Avant-portrait > Eric de Chassey

Adolescent, il séchait les cours pour animer une émission hebdomadaire sur une radio libre au début des années Mitterrand. "Ces radios n’avaient pas encore droit à la publicité, se rappelle Eric de Chassey, et elles laissaient leurs chances aux amateurs." C’était à Lyon, où l’auteur de L’abstraction avec ou sans raisons a passé sa jeunesse, juste avant la rue d’Ulm où il allait poser les premiers jalons d’une éminente carrière d’historien de l’art, spécialiste notamment de l’art américain.

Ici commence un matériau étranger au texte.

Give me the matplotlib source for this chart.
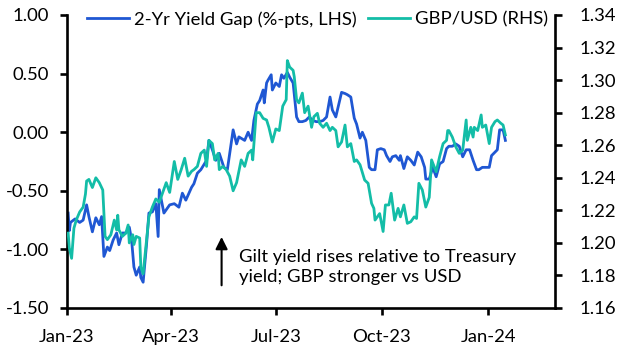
import matplotlib
matplotlib.use('Agg')
import numpy as np
import pandas as pd
import matplotlib.pyplot as plt
import matplotlib.dates as mdates
from matplotlib.ticker import FormatStrFormatter

plt.rcParams['font.family'] = ['Lato', 'DejaVu Sans']
plt.rcParams['axes.unicode_minus'] = False

# 2-yr gilt minus treasury yield gap (%-pts), left axis
gap_dates = ['2023-01-02', '2023-01-03', '2023-01-04', '2023-01-08', '2023-01-12', '2023-01-15',
             '2023-01-18', '2023-01-20', '2023-01-23', '2023-01-26', '2023-01-29', '2023-01-31',
             '2023-02-02', '2023-02-05', '2023-02-07', '2023-02-10', '2023-02-13', '2023-02-15',
             '2023-02-18', '2023-02-21', '2023-02-24', '2023-02-26', '2023-02-28', '2023-03-02',
             '2023-03-05', '2023-03-06', '2023-03-08', '2023-03-11', '2023-03-13', '2023-03-16',
             '2023-03-19', '2023-03-21', '2023-03-22', '2023-03-26', '2023-03-31', '2023-04-04',
             '2023-04-08', '2023-04-11', '2023-04-14', '2023-04-19', '2023-04-21', '2023-04-24',
             '2023-04-27', '2023-05-02', '2023-05-04', '2023-05-07', '2023-05-10', '2023-05-13',
             '2023-05-17', '2023-05-20', '2023-05-25', '2023-05-28', '2023-05-30', '2023-06-04',
             '2023-06-07', '2023-06-10', '2023-06-12', '2023-06-15', '2023-06-17', '2023-06-20',
             '2023-06-21', '2023-06-23', '2023-06-24', '2023-06-27', '2023-06-28', '2023-07-01',
             '2023-07-04', '2023-07-06', '2023-07-08', '2023-07-11', '2023-07-13', '2023-07-16',
             '2023-07-19', '2023-07-21', '2023-07-24', '2023-07-27', '2023-07-30', '2023-08-02',
             '2023-08-05', '2023-08-08', '2023-08-11', '2023-08-14', '2023-08-17', '2023-08-19',
             '2023-08-22', '2023-08-27', '2023-08-30', '2023-09-01', '2023-09-04', '2023-09-07',
             '2023-09-09', '2023-09-12', '2023-09-14', '2023-09-17', '2023-09-20', '2023-09-22',
             '2023-09-25', '2023-09-27', '2023-09-30', '2023-10-03', '2023-10-05', '2023-10-08',
             '2023-10-10', '2023-10-13', '2023-10-16', '2023-10-17', '2023-10-20', '2023-10-23',
             '2023-10-26', '2023-10-29', '2023-11-01', '2023-11-04', '2023-11-07', '2023-11-08',
             '2023-11-11', '2023-11-14', '2023-11-17', '2023-11-20', '2023-11-23', '2023-11-26',
             '2023-11-28', '2023-12-01', '2023-12-04', '2023-12-07', '2023-12-10', '2023-12-13',
             '2023-12-16', '2023-12-19', '2023-12-22', '2023-12-24', '2023-12-27', '2023-12-30',
             '2024-01-02', '2024-01-04', '2024-01-07', '2024-01-09', '2024-01-11', '2024-01-14',
             '2024-01-16']
gap_vals = [-0.69, -0.84, -0.77, -0.74, -0.77, -0.75,
            -0.62, -0.72, -0.85, -0.73, -0.79, -0.72,
            -1.06, -0.98, -1.01, -0.92, -0.86, -0.96,
            -0.86, -0.86, -0.81, -0.92, -1.15, -1.22,
            -1.15, -1.24, -1.28, -0.95, -0.69, -0.68,
            -0.61, -0.89, -0.49, -0.69, -0.62, -0.61,
            -0.64, -0.52, -0.58, -0.47, -0.44, -0.35,
            -0.32, -0.24, -0.07, -0.15, -0.24, -0.18,
            -0.30, -0.32, 0.02, -0.10, -0.04, -0.07,
            0.00, -0.07, 0.10, 0.24, 0.27, 0.36,
            0.25, 0.42, 0.44, 0.49, 0.36, 0.42,
            0.39, 0.49, 0.46, 0.51, 0.47, 0.42,
            0.13, 0.09, 0.09, 0.10, 0.13, 0.10,
            0.09, 0.09, 0.10, 0.13, 0.30, 0.19,
            0.13, 0.34, 0.33, 0.32, 0.30, 0.12,
            0.07, -0.05, 0.00, -0.07, -0.30, -0.32,
            -0.32, -0.15, -0.14, -0.15, -0.20, -0.25,
            -0.21, -0.20, -0.24, -0.20, -0.31, -0.21,
            -0.24, -0.28, -0.17, -0.21, -0.30, -0.40,
            -0.40, -0.30, -0.38, -0.27, -0.25, -0.14,
            -0.12, -0.12, -0.10, -0.12, -0.21, -0.15,
            -0.15, -0.24, -0.32, -0.32, -0.30, -0.30,
            -0.30, -0.20, -0.17, -0.15, 0.02, 0.02,
            -0.07]

# GBP/USD, right axis
fx_dates = ['2023-01-02', '2023-01-03', '2023-01-05', '2023-01-07', '2023-01-09', '2023-01-12',
            '2023-01-15', '2023-01-17', '2023-01-18', '2023-01-20', '2023-01-23', '2023-01-26',
            '2023-01-29', '2023-02-01', '2023-02-03', '2023-02-05', '2023-02-08', '2023-02-11',
            '2023-02-13', '2023-02-14', '2023-02-15', '2023-02-18', '2023-02-21', '2023-02-23',
            '2023-02-24', '2023-02-27', '2023-02-28', '2023-03-02', '2023-03-05', '2023-03-06',
            '2023-03-08', '2023-03-11', '2023-03-13', '2023-03-16', '2023-03-19', '2023-03-22',
            '2023-03-28', '2023-03-31', '2023-04-04', '2023-04-07', '2023-04-10', '2023-04-13',
            '2023-04-16', '2023-04-19', '2023-04-21', '2023-04-24', '2023-04-27', '2023-04-30',
            '2023-05-02', '2023-05-04', '2023-05-07', '2023-05-09', '2023-05-12', '2023-05-13',
            '2023-05-16', '2023-05-19', '2023-05-22', '2023-05-25', '2023-05-28', '2023-05-30',
            '2023-06-01', '2023-06-04', '2023-06-07', '2023-06-10', '2023-06-11', '2023-06-14',
            '2023-06-17', '2023-06-20', '2023-06-23', '2023-06-25', '2023-06-28', '2023-07-01',
            '2023-07-04', '2023-07-07', '2023-07-10', '2023-07-11', '2023-07-13', '2023-07-16',
            '2023-07-17', '2023-07-19', '2023-07-21', '2023-07-24', '2023-07-26', '2023-07-29',
            '2023-08-01', '2023-08-03', '2023-08-06', '2023-08-08', '2023-08-11', '2023-08-14',
            '2023-08-17', '2023-08-19', '2023-08-22', '2023-08-24', '2023-08-27', '2023-08-30',
            '2023-09-01', '2023-09-04', '2023-09-07', '2023-09-09', '2023-09-12', '2023-09-16',
            '2023-09-19', '2023-09-22', '2023-09-24', '2023-09-25', '2023-09-29', '2023-10-02',
            '2023-10-04', '2023-10-07', '2023-10-09', '2023-10-12', '2023-10-15', '2023-10-17',
            '2023-10-20', '2023-10-23', '2023-10-26', '2023-10-29', '2023-10-31', '2023-11-02',
            '2023-11-05', '2023-11-08', '2023-11-11', '2023-11-13', '2023-11-17', '2023-11-20',
            '2023-11-23', '2023-11-26', '2023-11-27', '2023-11-28', '2023-12-01', '2023-12-04',
            '2023-12-07', '2023-12-10', '2023-12-13', '2023-12-14', '2023-12-17', '2023-12-19',
            '2023-12-20', '2023-12-23', '2023-12-26', '2023-12-27', '2023-12-30', '2024-01-02',
            '2024-01-04', '2024-01-07', '2024-01-09', '2024-01-12', '2024-01-14', '2024-01-16']
fx_vals = [1.206, 1.197, 1.1905, 1.209, 1.214, 1.219,
           1.222, 1.230, 1.238, 1.239, 1.234, 1.240,
           1.237, 1.2325, 1.204, 1.202, 1.205, 1.214,
           1.208, 1.217, 1.208, 1.204, 1.206, 1.211,
           1.200, 1.205, 1.199, 1.204, 1.203, 1.185,
           1.181, 1.202, 1.216, 1.222, 1.227, 1.225,
           1.237, 1.231, 1.250, 1.239, 1.245, 1.252,
           1.241, 1.244, 1.245, 1.247, 1.255, 1.257,
           1.247, 1.263, 1.261, 1.251, 1.255, 1.245,
           1.247, 1.245, 1.241, 1.232, 1.237, 1.244,
           1.251, 1.247, 1.255, 1.257, 1.251, 1.280,
           1.280, 1.2765, 1.2755, 1.271, 1.262, 1.270,
           1.269, 1.284, 1.288, 1.312, 1.308, 1.306,
           1.302, 1.288, 1.286, 1.292, 1.280, 1.284,
           1.271, 1.2775, 1.2796, 1.2735, 1.271, 1.2735,
           1.269, 1.271, 1.269, 1.259, 1.262, 1.2724,
           1.259, 1.261, 1.250, 1.251, 1.248, 1.2386,
           1.2366, 1.2243, 1.2212, 1.214, 1.218, 1.207,
           1.2233, 1.2233, 1.2305, 1.214, 1.2212, 1.216,
           1.2233, 1.212, 1.213, 1.216, 1.215, 1.2366,
           1.2325, 1.222, 1.228, 1.251, 1.2437, 1.253,
           1.261, 1.263, 1.269, 1.269, 1.265, 1.259,
           1.255, 1.257, 1.2755, 1.263, 1.271, 1.265,
           1.271, 1.269, 1.2786, 1.271, 1.2724, 1.261,
           1.271, 1.2745, 1.2755, 1.2735, 1.2724, 1.2663]

xtick_dates = ['2023-01-01', '2023-04-01', '2023-07-01', '2023-10-01', '2024-01-01']

blue = '#1f57d3'
teal = '#13bda7'
fs = 13.3

fig = plt.figure(figsize=(6.28, 3.51), dpi=100)
ax = fig.add_axes([67/628, 1-308/351, 488/628, 293/351])
ax2 = ax.twinx()

l1, = ax.plot(pd.to_datetime(gap_dates), gap_vals, color=blue, lw=2.0,
              label='2-Yr Yield Gap (%-pts, LHS)')
l2, = ax2.plot(pd.to_datetime(fx_dates), fx_vals, color=teal, lw=2.0,
               label='GBP/USD (RHS)')

ax.set_xlim(pd.Timestamp('2023-01-01'), pd.Timestamp('2024-02-28'))
ax.set_ylim(-1.5, 1.0)
ax.set_yticks(np.arange(-1.5, 1.01, 0.5))
ax2.set_ylim(1.16, 1.34)
ax2.set_yticks(np.arange(1.16, 1.3401, 0.02))
ax.yaxis.set_major_formatter(FormatStrFormatter('%.2f'))
ax2.yaxis.set_major_formatter(FormatStrFormatter('%.2f'))
ax.set_xticks(pd.to_datetime(xtick_dates))
ax.xaxis.set_major_formatter(mdates.DateFormatter('%b-%y'))

for a in (ax, ax2):
    a.spines['top'].set_visible(False)
    for s in ('left', 'right', 'bottom'):
        a.spines[s].set_linewidth(1.9)
    a.tick_params(axis='both', direction='out', length=5, width=1.9,
                  labelsize=fs)
ax.spines['right'].set_visible(False)
ax2.spines['left'].set_visible(False)
ax2.spines['bottom'].set_visible(False)
ax.tick_params(axis='y', pad=8)
ax.tick_params(axis='x', pad=10)
ax2.tick_params(axis='y', pad=13)

ax.legend(handles=[l1, l2], loc='center left', bbox_to_anchor=(0.041, 0.985),
          ncol=2, frameon=False, fontsize=fs, handlelength=2.3,
          handletextpad=0.25, columnspacing=0.6, borderpad=0, borderaxespad=0)

ax.annotate('', xy=(pd.Timestamp('2023-05-15'), -0.87),
            xytext=(pd.Timestamp('2023-05-15'), -1.33),
            arrowprops=dict(arrowstyle='-|>', color='black', lw=1.5,
                            mutation_scale=18))
ax.text(pd.Timestamp('2023-05-30'), -1.15,
        'Gilt yield rises relative to Treasury\nyield; GBP stronger vs USD',
        fontsize=fs, va='center', ha='left', linespacing=1.25)

fig.savefig('out.png', dpi=100)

Comment cette discipline s’est-elle imposée à lui ? "Avoir raté l’Ena a été une chance", sourit le normalien qui, également inscrit à Sciences po, s’était un temps imaginé grand commis de l’Etat. Celui qui avait toujours eu une fascination pour les formes ("J’étais curieux, je me renseignais sur le graphiste qui avait fait la pochette du disque") deviendrait enseignant. Du jamais-vu dans une famille où l’on donnait à la France des soldats ou des prêtres. Mais dans ce milieu apparemment classique, ses parents, qui ont vécu aux Etats-Unis, écoutent les Beatles ou Dylan. "Ce qui était rare autour de moi à mon époque", souligne le futur curator d’"Europunk" à la Cité de la musique (2013). "Quand je mettais les Sex Pistols dans la voiture, mon père s’intéressait et faisait des commentaires." Il y avait un côté international aussi, une grand-mère maternelle norvégienne avec qui il parle en anglais.

Grammaire des formes

Le jeune Eric visite les musées, voit telle ou telle personne susceptible de l’éclairer sur sa voie. Le frère de son meilleur ami est Yves Bélorgey, un peintre qu’on retrouve dans une exposition de groupe, "Corps social" (1999), dont Eric de Chassey est le commissaire. Plus tard, c’est le géant de l’abstraction américaine, Ellsworth Kelly, qu’il rencontre à l’occasion de l’exposition Matisse au MoMa, à New York. Il montera une exposition mettant en dialogue le fauve français et le peintre Color Field au Centre Pompidou en 2002. Sa réflexion sur l’art non narratif se poursuit avec L’abstraction avec ou sans raisons, sorte de suite aux deux précédents volumes parus dans la collection "Art et artistes" chez Gallimard, La peinture efficace : une histoire de l’abstraction aux Etats-Unis (1910-1960) et Platitudes :une histoire de la photographie plate. Après six ans à Rome comme directeur de la villa Médicis, où il imprime sa marque avec plus d’interdisciplinarité, Eric de Chassey est aujourd’hui directeur de l’Institut national de l’histoire de l’art (INHA). Sous son égide, en décembre dernier, la réouverture de sa bibliothèque et toujours le même combat pour une meilleure compréhension de la grammaire des formes, la culture visuelle dans laquelle nous baignons. La forme n’étant pas qu’une question formelle mais aussi "un enjeu politique", puisque l’ignorance des images, on l’a vu, peut amener à tuer. Sean J. Rose

Eric de Chassey, L’abstraction avec ou sans raisons ; Gallimard, "Art et artistes" ; prix : 26 €, 278 p., sortie : 23 mars. ISBN : 978-2-07-269334-2.